Interest Rates And Fees
Interest rates can be defined as the amount an institution will pay for the holding of money from a person, family, fund or corporation. Conversely, interest rates can be defined as the money these entities mentioned above owe their institution, this usually being a local or international bank. The purpose of interest rates is manifold, but generally, it can best be summarized as a tool to motivate repayment and avoid exorbitant loans from borrowers. Interest rates will differ greatly by the type of loan, and when it comes to student rates, the loans often demand lower interest rate than usual, as institutions and their regulators understand the difficult of immediate repayment. Student loans are administered and regulated by the federal government. Within this student loan category, there are several types of rates offered to accommodate the potential living or employment situations of recent graduates.
How Is Interest Calculated?
To keep interest rates from student loans from becoming too complicated, there is a specific formula that is followed to guarantee that they are evenly doled out. The interest rate will work as such: A certain percentage (rate) of your outstanding balance will be multiplied by the number of days since you last paid, then that will be multiplied by the interest rate factor. Your interest rate factor is determined by your interest rate percentage divided by the amount of days in that particular year
In the United States, interest rates are set by the Federal Reserve, who regulate and determine the amount of money that is either dispensed into the economy or withheld. This ensures that prices do not go up nor down too quickly. As for student loans, these are regulated by the Department of Education, and private loans are largely overseen by the Federal Trade Commission. They closely monitor the interest rates so that students are neither to indebted nor using the loans too freely. The Federal Trade Commission will also closely monitor private lenders to ensure they are not using corrupt practices to gouge money out of its borrowers.
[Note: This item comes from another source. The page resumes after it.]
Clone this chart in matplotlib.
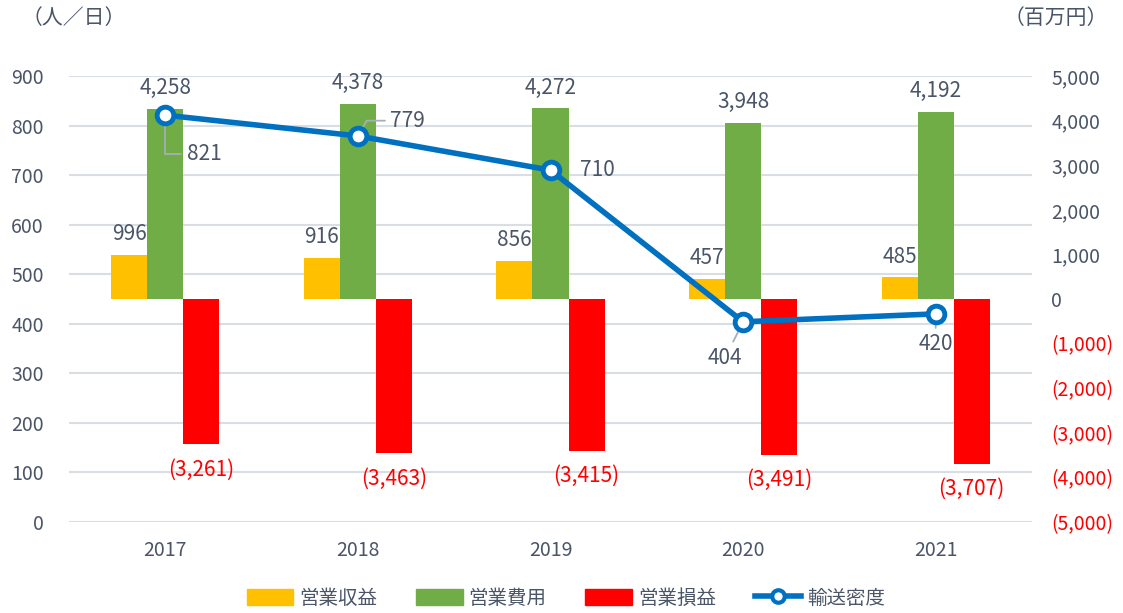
import matplotlib
matplotlib.use("Agg")
import matplotlib.pyplot as plt
from matplotlib.lines import Line2D
from matplotlib.patches import Patch
import numpy as np

plt.rcParams['font.family'] = ['Noto Sans CJK JP', 'DejaVu Sans']

years = ["2017", "2018", "2019", "2020", "2021"]
revenue = [996, 916, 856, 457, 485]          # 営業収益 (百万円)
expenses = [4258, 4378, 4272, 3948, 4192]    # 営業費用 (百万円)
profit = [-3261, -3463, -3415, -3491, -3707] # 営業損益 (百万円)
density = [821, 779, 710, 404, 420]          # 輸送密度 (人/日)

left_ticks = list(range(0, 901, 100))
right_ticks = list(range(-5000, 5001, 1000))

C_YEL = "#FFC000"
C_GRN = "#70AD47"
C_RED = "#FF0000"
C_BLU = "#0070C0"
C_TXT = "#4A5568"
C_GRID = "#D9DEE4"

fig = plt.figure(figsize=(11.23, 6.13), dpi=100)
pos = [69/1123, 1 - 522/613, (1032-69)/1123, (522-76)/613]

# base axis: left scale with gridlines
ax = fig.add_axes(pos)
ax.set_xlim(-0.5, len(years) - 0.5)
ax.set_ylim(0, 900)
ax.set_yticks(left_ticks)
ax.yaxis.grid(True, color=C_GRID, linewidth=1.5)
ax.set_axisbelow(True)
ax.set_xticks(range(len(years)))
ax.set_xticklabels(years)
ax.tick_params(axis='both', length=0, colors=C_TXT, labelsize=14)
ax.tick_params(axis='y', pad=18)
ax.tick_params(axis='x', pad=13)
for s in ax.spines.values():
    s.set_visible(False)

# bars: right scale
ax2 = ax.twinx()
ax2.set_ylim(-5000, 5000)
x = np.arange(len(years))
w = 0.187
ax2.bar(x - w, revenue, w, color=C_YEL, label="営業収益")
ax2.bar(x, expenses, w, color=C_GRN, label="営業費用")
ax2.bar(x + w, profit, w, color=C_RED, label="営業損益")

def fmt(v):
    return f"({abs(v):,})" if v < 0 else f"{v:,}"

ax2.set_yticks(right_ticks)
ax2.set_yticklabels([fmt(v) for v in right_ticks])
for lab, v in zip(ax2.get_yticklabels(), right_ticks):
    lab.set_color(C_RED if v < 0 else C_TXT)
ax2.tick_params(axis='y', length=0, labelsize=14, pad=14)
for s in ax2.spines.values():
    s.set_visible(False)

for xi, v in zip(x - w, revenue):
    ax2.annotate(fmt(v), (xi, v), xytext=(0, 7), textcoords='offset points',
                 ha='center', va='bottom', color=C_TXT, fontsize=15)
for xi, v in zip(x, expenses):
    ax2.annotate(fmt(v), (xi, v), xytext=(0, 7), textcoords='offset points',
                 ha='center', va='bottom', color=C_TXT, fontsize=15)
for xi, v in zip(x + w, profit):
    ax2.annotate(fmt(v), (xi, v), xytext=(0, -10), textcoords='offset points',
                 ha='center', va='top', color=C_RED, fontsize=15)

# line: left scale, on top
ax3 = ax.twinx()
ax3.set_ylim(0, 900)
ax3.set_yticks([])
for s in ax3.spines.values():
    s.set_visible(False)
ax3.plot(x, density, color=C_BLU, linewidth=4, marker='o', markersize=12,
         markerfacecolor='white', markeredgecolor=C_BLU, markeredgewidth=3.5,
         label="輸送密度", zorder=5)

label_offsets = [(28, -28), (36, 11), (34, 0), (-13, -26), (0, -22)]
label_conn = ["angle,angleA=0,angleB=90,rad=0",
              "angle,angleA=0,angleB=60,rad=0",
              None, "arc3", "arc3"]
for xi, v, off, cs in zip(x, density, label_offsets, label_conn):
    ap = None
    if cs is not None:
        ap = dict(arrowstyle='-', color='#A6AEB8', lw=1.3,
                  shrinkA=2, shrinkB=3, connectionstyle=cs)
    ax3.annotate(f"{v:,}", (xi, v), xytext=off, textcoords='offset points',
                 ha='center', va='center', color=C_TXT, fontsize=15,
                 arrowprops=ap, zorder=4)

fig.text(22/1123, 1 - 18/613, "（人／日）", color=C_TXT, fontsize=15,
         ha='left', va='center')
fig.text(1108/1123, 1 - 18/613, "（百万円）", color=C_TXT, fontsize=15,
         ha='right', va='center')

handles = [Patch(color=C_YEL), Patch(color=C_GRN), Patch(color=C_RED),
           Line2D([], [], color=C_BLU, linewidth=4, marker='o', markersize=9,
                  markerfacecolor='white', markeredgecolor=C_BLU,
                  markeredgewidth=3)]
labels = ["営業収益", "営業費用", "営業損益", "輸送密度"]
leg = fig.legend(handles, labels, loc='center', bbox_to_anchor=(566/1123, 1 - 598/613),
                 ncol=4, frameon=False, fontsize=14, handlelength=2.4,
                 handleheight=0.9, columnspacing=2.0, handletextpad=0.3)
for t in leg.get_texts():
    t.set_color(C_TXT)

fig.savefig("out.png", dpi=100)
Student loan rates are managed and administered by the government, and the types mentioned below cater to the particular needs of particular students. The interest rates vary depending on the necessity of the lender to use the loan. Here are the four main types currently offered:
- Direct Subsidized Loans: These loans cater in particular to undergraduate students in need to subsidies to pay for their education. Fixed at 3.4%, it is the lowest because it recognizes that many are enrolled to gain an upper hand in the employment market as soon as they can
- Direct Unsubsidized Loans: Unlike subsidized loans, these are offered to anybody, but since they are set at 6.8%, the loan is more difficult to repay. The extra rate assumes that some of the student’s education is paid by parents or guardians
- Direct PLUS Loans: Catering to older students, this loan is one of the highest federal rates, but those who use this are either parents, graduate students or professional students seeking a grant or doctorate. The rate is fixed at 7.9%
- Perkins Loans: The Perkins loans are offered by several hundred institutions in the United States, but unlike subsidized loans, the pool of money that is capable of being loaned is managed by the University
One factor that students need to consider about their loans is the possibility of fees being attached. Federal loans will by necessity deduct a percentage of money you receive. 1% will be charged on Direct Subsidized loans and Direct Unsubsidized Loans, while a 4% charge will be placed on PLUS loans. As for Perkins loans, they will not require you to pay extra.